(Recorded information)

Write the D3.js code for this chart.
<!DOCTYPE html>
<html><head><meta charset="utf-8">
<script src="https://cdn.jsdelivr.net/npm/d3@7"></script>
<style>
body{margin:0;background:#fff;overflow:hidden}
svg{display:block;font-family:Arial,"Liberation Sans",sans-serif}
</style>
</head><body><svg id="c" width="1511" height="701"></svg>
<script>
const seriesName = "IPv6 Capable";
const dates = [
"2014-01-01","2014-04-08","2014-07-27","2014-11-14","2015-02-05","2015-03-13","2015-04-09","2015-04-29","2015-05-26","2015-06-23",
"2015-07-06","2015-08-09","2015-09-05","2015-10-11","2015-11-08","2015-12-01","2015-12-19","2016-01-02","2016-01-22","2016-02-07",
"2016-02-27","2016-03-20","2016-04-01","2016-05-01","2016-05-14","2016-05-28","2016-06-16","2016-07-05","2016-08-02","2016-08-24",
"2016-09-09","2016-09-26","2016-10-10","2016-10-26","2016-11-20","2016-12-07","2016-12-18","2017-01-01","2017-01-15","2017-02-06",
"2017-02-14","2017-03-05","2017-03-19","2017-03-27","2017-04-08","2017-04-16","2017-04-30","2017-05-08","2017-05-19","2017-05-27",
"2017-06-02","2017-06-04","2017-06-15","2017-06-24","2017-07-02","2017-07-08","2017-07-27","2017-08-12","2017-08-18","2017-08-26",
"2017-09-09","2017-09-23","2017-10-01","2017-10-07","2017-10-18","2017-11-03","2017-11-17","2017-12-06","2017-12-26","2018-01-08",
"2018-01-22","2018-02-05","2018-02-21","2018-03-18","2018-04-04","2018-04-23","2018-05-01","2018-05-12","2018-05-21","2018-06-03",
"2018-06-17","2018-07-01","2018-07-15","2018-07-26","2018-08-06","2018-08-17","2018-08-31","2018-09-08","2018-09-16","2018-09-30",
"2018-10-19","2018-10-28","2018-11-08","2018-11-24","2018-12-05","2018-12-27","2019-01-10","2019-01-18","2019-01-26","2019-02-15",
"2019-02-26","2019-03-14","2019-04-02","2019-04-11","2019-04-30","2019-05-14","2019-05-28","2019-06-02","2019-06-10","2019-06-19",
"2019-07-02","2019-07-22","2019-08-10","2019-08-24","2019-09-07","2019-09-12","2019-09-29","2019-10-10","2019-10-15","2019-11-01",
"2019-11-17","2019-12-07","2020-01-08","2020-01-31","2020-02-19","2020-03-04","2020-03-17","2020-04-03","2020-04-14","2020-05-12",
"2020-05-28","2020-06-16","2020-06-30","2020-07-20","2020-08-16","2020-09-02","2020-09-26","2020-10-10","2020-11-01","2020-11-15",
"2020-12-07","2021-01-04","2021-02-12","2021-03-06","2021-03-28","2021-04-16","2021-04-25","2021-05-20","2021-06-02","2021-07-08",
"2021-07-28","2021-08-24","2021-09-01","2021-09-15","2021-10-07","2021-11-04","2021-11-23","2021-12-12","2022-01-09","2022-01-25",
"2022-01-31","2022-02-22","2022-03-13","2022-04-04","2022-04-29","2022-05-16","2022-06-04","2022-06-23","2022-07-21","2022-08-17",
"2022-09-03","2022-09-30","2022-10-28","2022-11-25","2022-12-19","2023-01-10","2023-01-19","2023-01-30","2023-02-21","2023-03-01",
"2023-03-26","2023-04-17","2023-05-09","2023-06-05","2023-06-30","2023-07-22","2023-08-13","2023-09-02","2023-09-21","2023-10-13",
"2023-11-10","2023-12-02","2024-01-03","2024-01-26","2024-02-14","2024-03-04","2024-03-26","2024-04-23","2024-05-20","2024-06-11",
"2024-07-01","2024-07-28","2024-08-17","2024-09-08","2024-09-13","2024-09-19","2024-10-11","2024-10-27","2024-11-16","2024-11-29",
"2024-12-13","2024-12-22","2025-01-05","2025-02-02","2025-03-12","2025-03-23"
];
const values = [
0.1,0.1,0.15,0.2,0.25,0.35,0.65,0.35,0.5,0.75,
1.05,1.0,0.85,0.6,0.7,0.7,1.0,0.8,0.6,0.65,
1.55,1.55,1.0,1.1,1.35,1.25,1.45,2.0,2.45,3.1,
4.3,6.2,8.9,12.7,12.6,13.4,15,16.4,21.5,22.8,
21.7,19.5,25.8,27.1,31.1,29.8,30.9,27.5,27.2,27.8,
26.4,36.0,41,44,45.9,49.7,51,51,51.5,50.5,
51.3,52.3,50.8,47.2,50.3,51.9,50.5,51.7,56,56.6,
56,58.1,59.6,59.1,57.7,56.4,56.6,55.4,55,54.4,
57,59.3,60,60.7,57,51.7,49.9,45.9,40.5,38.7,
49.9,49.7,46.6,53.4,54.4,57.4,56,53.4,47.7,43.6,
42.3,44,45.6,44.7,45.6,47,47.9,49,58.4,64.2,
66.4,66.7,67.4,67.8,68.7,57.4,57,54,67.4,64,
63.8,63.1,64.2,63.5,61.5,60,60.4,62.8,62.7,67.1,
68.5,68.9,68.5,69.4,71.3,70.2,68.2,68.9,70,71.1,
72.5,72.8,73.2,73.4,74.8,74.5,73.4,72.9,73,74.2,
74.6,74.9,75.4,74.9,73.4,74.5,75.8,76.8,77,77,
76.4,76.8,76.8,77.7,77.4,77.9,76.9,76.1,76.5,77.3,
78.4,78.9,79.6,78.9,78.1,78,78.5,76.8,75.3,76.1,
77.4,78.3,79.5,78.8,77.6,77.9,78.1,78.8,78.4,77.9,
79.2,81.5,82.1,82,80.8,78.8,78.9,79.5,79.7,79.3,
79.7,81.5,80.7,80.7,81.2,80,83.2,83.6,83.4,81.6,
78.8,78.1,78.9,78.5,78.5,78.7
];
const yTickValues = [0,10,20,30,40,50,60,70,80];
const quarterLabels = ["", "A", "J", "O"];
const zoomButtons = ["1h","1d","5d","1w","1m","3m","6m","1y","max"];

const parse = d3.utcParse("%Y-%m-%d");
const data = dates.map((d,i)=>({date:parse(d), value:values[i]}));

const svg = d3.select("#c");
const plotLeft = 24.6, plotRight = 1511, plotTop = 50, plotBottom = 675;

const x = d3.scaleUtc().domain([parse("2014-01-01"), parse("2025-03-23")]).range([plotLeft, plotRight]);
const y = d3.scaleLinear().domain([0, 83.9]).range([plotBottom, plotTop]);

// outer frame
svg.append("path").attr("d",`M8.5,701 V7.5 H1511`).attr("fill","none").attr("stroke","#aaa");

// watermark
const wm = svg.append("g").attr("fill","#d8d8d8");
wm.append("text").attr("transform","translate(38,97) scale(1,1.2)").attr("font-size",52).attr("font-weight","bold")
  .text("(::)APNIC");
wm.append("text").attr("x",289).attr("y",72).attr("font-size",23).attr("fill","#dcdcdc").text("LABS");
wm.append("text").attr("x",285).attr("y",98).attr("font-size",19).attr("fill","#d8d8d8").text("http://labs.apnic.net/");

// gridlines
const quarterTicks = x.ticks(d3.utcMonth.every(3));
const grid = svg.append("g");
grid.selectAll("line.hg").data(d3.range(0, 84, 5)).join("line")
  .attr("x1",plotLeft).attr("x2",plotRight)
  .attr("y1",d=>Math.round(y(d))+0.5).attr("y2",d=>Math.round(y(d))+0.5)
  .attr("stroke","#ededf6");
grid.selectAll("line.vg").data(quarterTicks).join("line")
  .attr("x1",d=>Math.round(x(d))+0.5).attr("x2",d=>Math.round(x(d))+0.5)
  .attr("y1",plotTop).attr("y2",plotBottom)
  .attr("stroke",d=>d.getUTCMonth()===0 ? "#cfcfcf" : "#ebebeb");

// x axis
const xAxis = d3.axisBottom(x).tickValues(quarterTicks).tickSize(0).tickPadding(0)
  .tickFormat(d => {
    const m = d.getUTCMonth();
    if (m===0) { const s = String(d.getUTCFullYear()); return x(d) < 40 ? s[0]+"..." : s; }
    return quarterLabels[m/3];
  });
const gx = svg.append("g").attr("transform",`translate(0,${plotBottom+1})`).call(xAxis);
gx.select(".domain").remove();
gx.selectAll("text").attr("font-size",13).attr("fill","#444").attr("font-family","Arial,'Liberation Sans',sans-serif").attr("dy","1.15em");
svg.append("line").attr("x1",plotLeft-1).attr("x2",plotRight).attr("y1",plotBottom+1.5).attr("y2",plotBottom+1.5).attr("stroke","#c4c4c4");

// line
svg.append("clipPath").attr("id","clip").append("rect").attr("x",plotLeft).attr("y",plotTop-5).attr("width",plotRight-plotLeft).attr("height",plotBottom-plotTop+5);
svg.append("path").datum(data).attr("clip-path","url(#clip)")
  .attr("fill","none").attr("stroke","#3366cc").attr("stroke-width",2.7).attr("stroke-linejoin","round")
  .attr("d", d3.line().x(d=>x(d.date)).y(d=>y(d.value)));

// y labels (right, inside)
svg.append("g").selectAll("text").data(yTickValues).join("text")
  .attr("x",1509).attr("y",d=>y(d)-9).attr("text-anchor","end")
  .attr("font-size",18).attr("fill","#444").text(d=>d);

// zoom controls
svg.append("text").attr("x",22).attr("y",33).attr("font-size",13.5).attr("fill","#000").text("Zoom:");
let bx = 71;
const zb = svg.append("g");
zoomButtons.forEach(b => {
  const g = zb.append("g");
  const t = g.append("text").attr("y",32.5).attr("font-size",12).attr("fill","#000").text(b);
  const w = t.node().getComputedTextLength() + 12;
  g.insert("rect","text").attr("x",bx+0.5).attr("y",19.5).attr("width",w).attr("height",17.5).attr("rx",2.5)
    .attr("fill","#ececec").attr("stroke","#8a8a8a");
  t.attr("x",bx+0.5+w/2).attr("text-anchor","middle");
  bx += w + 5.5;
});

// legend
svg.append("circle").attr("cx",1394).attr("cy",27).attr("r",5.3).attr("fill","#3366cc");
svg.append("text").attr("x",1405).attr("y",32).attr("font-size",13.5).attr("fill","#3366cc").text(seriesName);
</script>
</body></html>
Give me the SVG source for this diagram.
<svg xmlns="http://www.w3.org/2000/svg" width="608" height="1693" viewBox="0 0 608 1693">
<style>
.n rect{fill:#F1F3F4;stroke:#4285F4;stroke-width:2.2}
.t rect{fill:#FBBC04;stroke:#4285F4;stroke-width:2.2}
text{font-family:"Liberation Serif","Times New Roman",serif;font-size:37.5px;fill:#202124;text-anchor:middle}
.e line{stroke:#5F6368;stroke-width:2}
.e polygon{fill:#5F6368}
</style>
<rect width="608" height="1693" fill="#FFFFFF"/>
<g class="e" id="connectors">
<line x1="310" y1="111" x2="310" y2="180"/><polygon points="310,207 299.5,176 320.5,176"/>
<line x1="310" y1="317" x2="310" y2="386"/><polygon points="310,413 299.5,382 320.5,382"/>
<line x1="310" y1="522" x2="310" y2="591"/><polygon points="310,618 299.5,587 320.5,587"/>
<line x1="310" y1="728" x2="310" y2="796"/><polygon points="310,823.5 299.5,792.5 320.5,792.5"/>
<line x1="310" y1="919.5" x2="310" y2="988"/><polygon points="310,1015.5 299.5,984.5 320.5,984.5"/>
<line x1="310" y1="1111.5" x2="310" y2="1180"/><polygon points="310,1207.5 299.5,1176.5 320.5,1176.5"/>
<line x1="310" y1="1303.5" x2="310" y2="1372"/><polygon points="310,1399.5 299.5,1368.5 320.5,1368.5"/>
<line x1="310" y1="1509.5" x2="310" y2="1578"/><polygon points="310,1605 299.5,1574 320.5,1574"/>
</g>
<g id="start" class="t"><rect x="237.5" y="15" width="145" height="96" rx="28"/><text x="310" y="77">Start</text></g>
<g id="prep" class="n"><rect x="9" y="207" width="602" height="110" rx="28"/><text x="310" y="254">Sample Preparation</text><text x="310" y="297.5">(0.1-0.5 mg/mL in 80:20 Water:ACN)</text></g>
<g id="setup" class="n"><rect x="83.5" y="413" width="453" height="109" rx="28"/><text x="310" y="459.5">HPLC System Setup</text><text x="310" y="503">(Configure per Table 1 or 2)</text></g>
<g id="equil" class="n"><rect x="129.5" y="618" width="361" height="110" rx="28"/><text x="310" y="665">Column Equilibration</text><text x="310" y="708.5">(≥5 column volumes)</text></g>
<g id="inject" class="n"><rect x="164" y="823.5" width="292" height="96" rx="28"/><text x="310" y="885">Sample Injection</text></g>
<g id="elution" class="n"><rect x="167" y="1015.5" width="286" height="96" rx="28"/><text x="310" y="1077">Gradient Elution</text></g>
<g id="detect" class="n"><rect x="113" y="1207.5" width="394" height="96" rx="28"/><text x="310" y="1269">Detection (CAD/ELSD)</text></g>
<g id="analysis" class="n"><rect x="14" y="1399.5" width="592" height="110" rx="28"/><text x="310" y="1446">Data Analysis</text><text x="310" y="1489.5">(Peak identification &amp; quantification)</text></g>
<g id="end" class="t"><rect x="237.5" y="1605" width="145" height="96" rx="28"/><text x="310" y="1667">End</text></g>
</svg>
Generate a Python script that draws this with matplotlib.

(What you are asked to do) Gather every line containing the word "this" and copy it.

(Solution to the exercise)
Write the D3.js code for this chart.
Give me the SVG source for this diagram.
Generate a Python script that draws this with matplotlib.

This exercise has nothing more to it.